▸ Task details
Pick out every line that holds the string "React" and copy it.

▸ Source material
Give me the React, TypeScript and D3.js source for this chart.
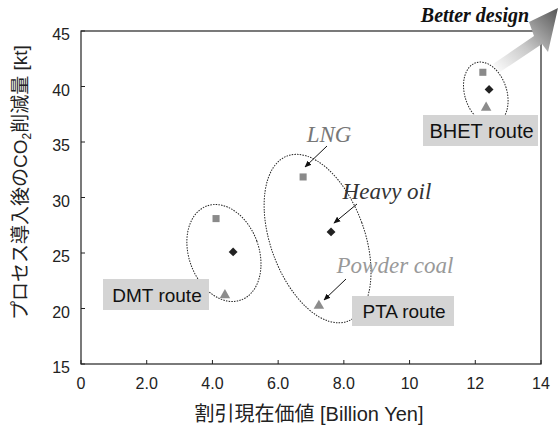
import React from "react";
import * as d3 from "d3";

const W = 559, H = 427;
const margin = { left: 81, right: 18, top: 31, bottom: 63 };

const xTicks = [0, 2, 4, 6, 8, 10, 12, 14];
const xTickLabels = ["0", "2.0", "4.0", "6.0", "8.0", "10", "12", "14"];
const yTicks = [15, 20, 25, 30, 35, 40, 45];

const routes = ["DMT route", "PTA route", "BHET route"];
const lngX = [4.11, 6.76, 12.23];
const lngY = [28.1, 31.85, 41.28];
const oilX = [4.63, 7.61, 12.42];
const oilY = [25.1, 26.9, 39.74];
const coalX = [4.38, 7.24, 12.33];
const coalY = [21.2, 20.25, 38.1];

// ellipse (data units center) for each route group
const ellCx = [4.35, 7.2, 12.32];
const ellCy = [25.0, 26.3, 39.4];

export default function App() {
  const x = d3.scaleLinear().domain([0, 14]).range([margin.left, W - margin.right]);
  const y = d3.scaleLinear().domain([15, 45]).range([H - margin.bottom, margin.top]);
  const x0 = x(0), x1 = x(14), y0 = y(15), y1 = y(45);

  const sq = d3.symbol().type(d3.symbolSquare).size(50)()!;
  const di = d3.symbol().type(d3.symbolDiamond2).size(50)()!;
  const tr = d3.symbol().type(d3.symbolTriangle).size(48)()!;

  const ellR = [
    [35, 50, 20],
    [47, 88, 20],
    [21, 32, 18],
  ];

  const boxes = [
    { x: 103, y: 279, w: 106, h: 31, fs: 19 },
    { x: 352, y: 296, w: 102, h: 30, fs: 19 },
    { x: 423, y: 115, w: 115, h: 31, fs: 20 },
  ];

  const cjk = "'Liberation Sans', Arial, 'Noto Sans CJK JP', sans-serif";
  const serif = "'Liberation Serif', 'Times New Roman', serif";

  return (
    <svg width={W} height={H} style={{ position: "absolute", left: 0, top: 0 }} fontFamily={cjk}>
      <defs>
        <linearGradient id="bd" x1="0" y1="1" x2="1" y2="0">
          <stop offset="0" stopColor="#ffffff" stopOpacity={1} />
          <stop offset="0.45" stopColor="#c8c8c8" />
          <stop offset="1" stopColor="#555555" />
        </linearGradient>
        <marker id="ah" viewBox="0 0 10 10" refX="9" refY="5" markerWidth="7" markerHeight="7" orient="auto">
          <path d="M0,1 L10,5 L0,9 z" fill="#111" />
        </marker>
      </defs>
      <rect width={W} height={H} fill="#fff" />
      {/* frame */}
      <rect x={x0} y={y1} width={x1 - x0} height={y0 - y1} fill="none" stroke="#222" strokeWidth={1.2} />
      {xTicks.map((t, i) => (
        <g key={"xt" + i}>
          <line x1={x(t)} x2={x(t)} y1={y0} y2={y0 - 4} stroke="#222" />
          <text x={x(t)} y={y0 + 25} textAnchor="middle" fontSize={16} fill="#222">{xTickLabels[i]}</text>
        </g>
      ))}
      {yTicks.map((t, i) => (
        <g key={"yt" + i}>
          <line x1={x0} x2={x0 + 4} y1={y(t)} y2={y(t)} stroke="#222" />
          <text x={x0 - 11} y={y(t) + 9} textAnchor="end" fontSize={16} fill="#222">{t}</text>
        </g>
      ))}
      <text x={(x0 + x1) / 2 - 2} y={421} textAnchor="middle" fontSize={20} fill="#222">
        割引現在価値 [Billion Yen]
      </text>
      <text transform={`translate(27,${(y0 + y1) / 2 - 15}) rotate(-90)`} textAnchor="middle" fontSize={19} fill="#222">
        プロセス導入後のCO<tspan fontSize={12} dy={4}>2</tspan><tspan dy={-4}>削減量 [kt]</tspan>
      </text>

      {/* ellipses */}
      {ellCx.map((cx, i) => (
        <ellipse key={"e" + i} cx={0} cy={0} rx={ellR[i][0]} ry={ellR[i][1]}
          transform={`translate(${x(cx)},${y(ellCy[i])}) rotate(${-ellR[i][2]})`}
          fill="none" stroke="#222" strokeWidth={1} strokeDasharray="1.5,1.2" />
      ))}

      {/* label boxes */}
      {boxes.map((b, i) => (
        <g key={"b" + i}>
          <rect x={b.x} y={b.y} width={b.w} height={b.h} fill="#d4d4d4" />
          <text x={b.x + b.w / 2 + 1} y={b.y + b.h / 2 + 7} textAnchor="middle" fontSize={b.fs} fill="#111">{routes[i]}</text>
        </g>
      ))}

      {/* markers */}
      {lngX.map((v, i) => (
        <path key={"s" + i} d={sq} transform={`translate(${x(v)},${y(lngY[i])})`} fill="#8a8a8a" />
      ))}
      {oilX.map((v, i) => (
        <path key={"d" + i} d={di} transform={`translate(${x(v)},${y(oilY[i])})`} fill="#222" />
      ))}
      {coalX.map((v, i) => (
        <path key={"t" + i} d={tr} transform={`translate(${x(v)},${y(coalY[i])})`} fill="#8c8c8c" />
      ))}

      {/* annotations */}
      <text x={329} y={142} textAnchor="middle" fontFamily={serif} fontStyle="italic" fontSize={23} fill="#777">LNG</text>
      <line x1={327} y1={146} x2={305} y2={167} stroke="#111" strokeWidth={1} markerEnd="url(#ah)" />
      <text x={387} y={199} textAnchor="middle" fontFamily={serif} fontStyle="italic" fontSize={23} fill="#333">Heavy oil</text>
      <line x1={357} y1={204} x2={334} y2={223} stroke="#111" strokeWidth={1} markerEnd="url(#ah)" />
      <text x={395} y={273} textAnchor="middle" fontFamily={serif} fontStyle="italic" fontSize={23} fill="#999">Powder coal</text>
      <line x1={346} y1={279} x2={324} y2={300} stroke="#111" strokeWidth={1} markerEnd="url(#ah)" />

      {/* better design arrow */}
      <path d="M493,64 L534,36 L529,22 L558,8 L548,52 L542,44 L500,72 Z" fill="url(#bd)" />
      <text x={475} y={22} textAnchor="middle" fontFamily={serif} fontStyle="italic" fontWeight="bold" fontSize={20} fill="#111">Better design</text>
    </svg>
  );
}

▸ Written reply
Give me the React, TypeScript and D3.js source for this chart.
import React from "react";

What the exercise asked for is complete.